# EXERCISE AIM:
Quote the whole listing exactly. Leave the pictures out of your copy.

# DATA:

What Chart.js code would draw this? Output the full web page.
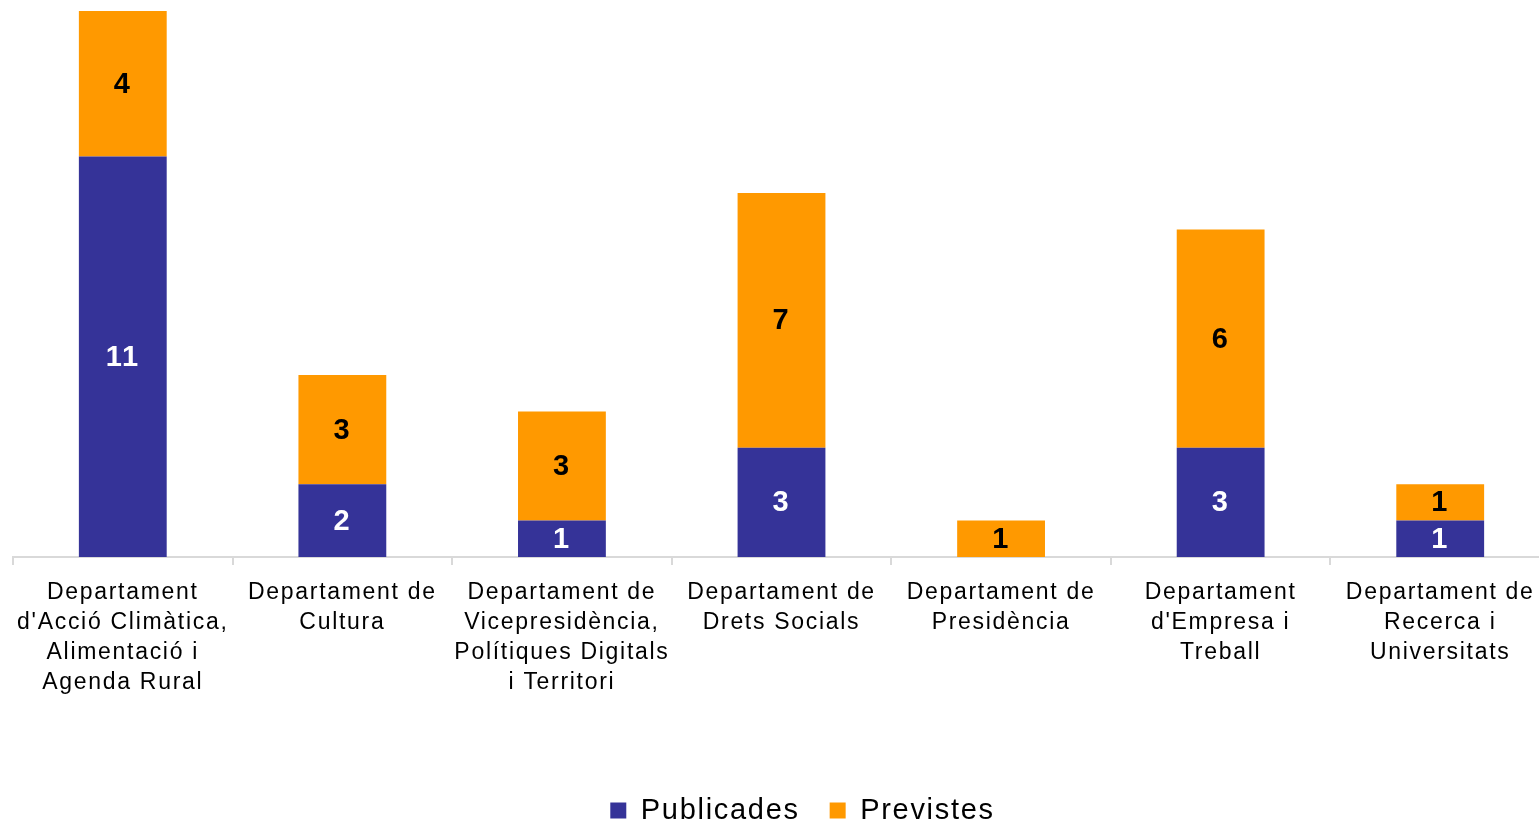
<!DOCTYPE html>
<html>
<head>
<meta charset="utf-8">
<script src="https://cdn.jsdelivr.net/npm/chart.js@4.4.1/dist/chart.umd.min.js"></script>
<style>
  html, body { margin: 0; padding: 0; background: #fff; overflow: hidden; }
  #wrap { width: 1552px; height: 821px; }
</style>
</head>
<body>
<div id="wrap"><canvas id="deptChart"></canvas></div>
<script>
// Chart data
const categories = [
  ["Departament", "d'Acció Climàtica,", "Alimentació i", "Agenda Rural"],
  ["Departament de", "Cultura"],
  ["Departament de", "Vicepresidència,", "Polítiques Digitals", "i Territori"],
  ["Departament de", "Drets Socials"],
  ["Departament de", "Presidència"],
  ["Departament", "d'Empresa i", "Treball"],
  ["Departament de", "Recerca i", "Universitats"]
];
const publicades = [11, 2, 1, 3, 0, 3, 1];
const previstes = [4, 3, 3, 7, 1, 6, 1];

const FONT = "'Liberation Sans', Arial, sans-serif";

// Wide letter spacing, like the original rendering
const spacingPlugin = {
  id: 'spacing',
  beforeUpdate(chart) { chart.ctx.letterSpacing = '1.7px'; },
  beforeLayout(chart) { chart.ctx.letterSpacing = '1.7px'; },
  afterLayout(chart) {
    // legend sits a little right of centre in the original
    chart.legend.left += 21;
    chart.legend.right += 21;
  },
  beforeDraw(chart) { chart.ctx.letterSpacing = '1.7px'; }
};

// Value labels centered in each segment
const valueLabels = {
  id: 'valueLabels',
  afterDatasetsDraw(chart) {
    const ctx = chart.ctx;
    ctx.save();
    ctx.font = "bold 29px " + FONT;
    ctx.textAlign = 'center';
    ctx.textBaseline = 'middle';
    chart.data.datasets.forEach((ds, i) => {
      const meta = chart.getDatasetMeta(i);
      meta.data.forEach((bar, j) => {
        const v = ds.data[j];
        if (!v) return;
        ctx.fillStyle = i === 0 ? '#ffffff' : '#000000';
        ctx.fillText(String(v), bar.x, (bar.y + bar.base) / 2 + 1);
      });
    });
    ctx.restore();
  }
};

const ctx = document.getElementById('deptChart').getContext('2d');
new Chart(ctx, {
  type: 'bar',
  data: {
    labels: categories,
    datasets: [
      { label: 'Publicades', data: publicades, backgroundColor: '#353398', barPercentage: 0.8, categoryPercentage: 0.5 },
      { label: 'Previstes', data: previstes, backgroundColor: '#FF9900', barPercentage: 0.8, categoryPercentage: 0.5 }
    ]
  },
  options: {
    responsive: true,
    maintainAspectRatio: false,
    animation: false,
    layout: { padding: { top: 11, left: 13, right: 2, bottom: -14 } },
    plugins: {
      legend: {
        position: 'bottom',
        labels: {
          color: '#000',
          font: { family: FONT, size: 29 },
          boxWidth: 16,
          boxHeight: 16,
          padding: 30
        }
      },
      tooltip: { enabled: false }
    },
    scales: {
      x: {
        stacked: true,
        grid: {
          display: true,
          offset: true,
          drawOnChartArea: false,
          tickLength: 8,
          color: '#D9D9D9',
          lineWidth: 2
        },
        border: { color: '#D9D9D9', width: 2 },
        ticks: {
          color: '#000',
          font: { family: FONT, size: 23, lineHeight: 1.3 },
          padding: 13,
          maxRotation: 0,
          autoSkip: false
        },
        afterFit(scale) { scale.height = 209; }
      },
      y: {
        stacked: true,
        display: false,
        min: 0,
        max: 15
      }
    }
  },
  plugins: [spacingPlugin, valueLabels]
});
</script>
</body>
</html>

# SOLUTION FOR THIS TASK:
What Chart.js code would draw this? Output the full web page.
<!DOCTYPE html>
<html>
<head>
<meta charset="utf-8">
<script src="https://cdn.jsdelivr.net/npm/chart.js@4.4.1/dist/chart.umd.min.js"></script>
<style>
  html, body { margin: 0; padding: 0; background: #fff; overflow: hidden; }
  #wrap { width: 1552px; height: 821px; }
</style>
</head>
<body>
<div id="wrap"><canvas id="deptChart"></canvas></div>
<script>
// Chart data
const categories = [
  ["Departament", "d'Acció Climàtica,", "Alimentació i", "Agenda Rural"],
  ["Departament de", "Cultura"],
  ["Departament de", "Vicepresidència,", "Polítiques Digitals", "i Territori"],
  ["Departament de", "Drets Socials"],
  ["Departament de", "Presidència"],
  ["Departament", "d'Empresa i", "Treball"],
  ["Departament de", "Recerca i", "Universitats"]
];
const publicades = [11, 2, 1, 3, 0, 3, 1];
const previstes = [4, 3, 3, 7, 1, 6, 1];

const FONT = "'Liberation Sans', Arial, sans-serif";

// Wide letter spacing, like the original rendering
const spacingPlugin = {
  id: 'spacing',
  beforeUpdate(chart) { chart.ctx.letterSpacing = '1.7px'; },
  beforeLayout(chart) { chart.ctx.letterSpacing = '1.7px'; },
  afterLayout(chart) {
    // legend sits a little right of centre in the original
    chart.legend.left += 21;
    chart.legend.right += 21;
  },
  beforeDraw(chart) { chart.ctx.letterSpacing = '1.7px'; }
};

// Value labels centered in each segment
const valueLabels = {
  id: 'valueLabels',
  afterDatasetsDraw(chart) {
    const ctx = chart.ctx;
    ctx.save();
    ctx.font = "bold 29px " + FONT;
    ctx.textAlign = 'center';
    ctx.textBaseline = 'middle';
    chart.data.datasets.forEach((ds, i) => {
      const meta = chart.getDatasetMeta(i);
      meta.data.forEach((bar, j) => {
        const v = ds.data[j];
        if (!v) return;
        ctx.fillStyle = i === 0 ? '#ffffff' : '#000000';
        ctx.fillText(String(v), bar.x, (bar.y + bar.base) / 2 + 1);
      });
    });
    ctx.restore();
  }
};

const ctx = document.getElementById('deptChart').getContext('2d');
new Chart(ctx, {
  type: 'bar',
  data: {
    labels: categories,
    datasets: [
      { label: 'Publicades', data: publicades, backgroundColor: '#353398', barPercentage: 0.8, categoryPercentage: 0.5 },
      { label: 'Previstes', data: previstes, backgroundColor: '#FF9900', barPercentage: 0.8, categoryPercentage: 0.5 }
    ]
  },
  options: {
    responsive: true,
    maintainAspectRatio: false,
    animation: false,
    layout: { padding: { top: 11, left: 13, right: 2, bottom: -14 } },
    plugins: {
      legend: {
        position: 'bottom',
        labels: {
          color: '#000',
          font: { family: FONT, size: 29 },
          boxWidth: 16,
          boxHeight: 16,
          padding: 30
        }
      },
      tooltip: { enabled: false }
    },
    scales: {
      x: {
        stacked: true,
        grid: {
          display: true,
          offset: true,
          drawOnChartArea: false,
          tickLength: 8,
          color: '#D9D9D9',
          lineWidth: 2
        },
        border: { color: '#D9D9D9', width: 2 },
        ticks: {
          color: '#000',
          font: { family: FONT, size: 23, lineHeight: 1.3 },
          padding: 13,
          maxRotation: 0,
          autoSkip: false
        },
        afterFit(scale) { scale.height = 209; }
      },
      y: {
        stacked: true,
        display: false,
        min: 0,
        max: 15
      }
    }
  },
  plugins: [spacingPlugin, valueLabels]
});
</script>
</body>
</html>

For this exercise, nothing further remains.